I was kind of worried about this particular age difference, but that's just how it worked out.

It seemed too far apart.  Ideally, two to two and a half years seemed about right, but that's just not how it happened.  I was afraid they wouldn't be close enough in age to play together, and at first, it seemed as though I was right.

Initial interactions between them included me yelling "Zachary!  Don't poke your brother in the eye!" and "Zachary! Don't step on the baby!"

We quickly graduated to "Cooper!  Don't bite your brother!" and "Cooper!  We don't grab toys away from Zachary!" and "No, no Cooper!  Don't pull your brother's hair!"



And then slowly, oh so slowly, it became "Boys, knock it off!"  and "Boys!  Keep it down!" and "Boys! Stop ninja attacking Mama!"

Even though their little boy antics drive me straight up a wall sometimes, I secretly love it when they make mischief together, superhero capes on, whispering and plotting and planning until I hear one of them - usually Zachary - yell "Ok, NOW!" and then they jump out at me from behind some piece of furniture, Nerf guns blazing, yelling "You're surrounded!  Surrender now!"

So slowly their relationship has evolved, and now, they are friends.

They are the best kind of friends.  

Don't misunderstand me, it's not all rainbows and puppies around here.  They fight.  They fight as only brothers can.  And they tussle and yell and cry and occasionally do each other bodily harm over the smallest slight, perceived or real, like "Mama! he touched me!" or "His piece is bigger than mine!" or most often "I had that first!" and then it's a knock down drag out fight, until suddenly it is completely, utterly forgotten and they are playing superheroes or coloring pictures of extra-special Pokemons or pretending to be baby alligators once again, and whatever caused the fight in the first place is exactly where it should be between friends and brothers, which is completely gone and forgotten, until the next time.

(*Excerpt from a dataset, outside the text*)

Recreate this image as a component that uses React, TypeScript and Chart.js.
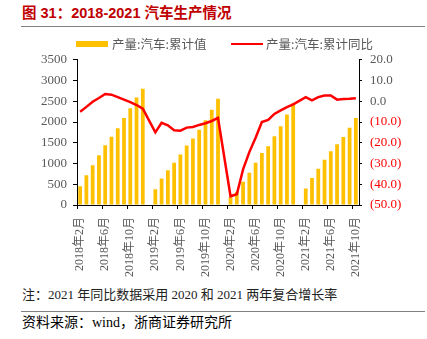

Oh, and how they take up for one another!  Nothing makes one of them more upset than me putting the OTHER one in time out.  "Mama!  Why you mad on my brother?!?!?" Cooper will ask, his little face scrunched up at the injustice of such a thing.  Zachary is a little more subtle. If Cooper sitting in the time out chair, Zack will slip him a toy to play with when he thinks I'm not looking.

There are days when Zack comes home from school exhausted and wanting nothing else in the world than to spend a half hour alone in his room with his DS or whatever the gadget du jour is, but more often than not he will sigh, then agree whenever Cooper, who has been missing big brother all day, says.  "Zachary, will you play puppies with me?" is pretty common, and there's the one that melts my heart a million times over, "Zack, will you read to me?  PWWWEEEEAAAASSSEEE??"


Melting over here.

So yeah, it's working out better than I had hoped or imagined, for them and for me.

They each have someone to count on, someone who's always going to say, "Bro, I got your back," as Zachary did just the other day in the midst of an epic pretend battle, and I know that they will have each other, long after RJ and I are gone.   They have someone they can confide in, and talk to, and listen to, and experience things with, especially when it's a time a parent just won't do.  They have a built in best friend, and it's one who will never move away, and it's one who, based on sheer proximity, will not be able to move on to other, flashier, cooler friends.

Oh, I know as they get older and make more friends of their own and get interests that are separate from one another, they may not be as close as they seem to be now, when I have some say in how they spend their time.

But I also know that those three years, four months, twenty-three days, two hours and eleven minutes will fade to almost nothing as they grow into adulthood, and that their shared histories will continue to bring them back to one another.



And that makes this Mama very happy.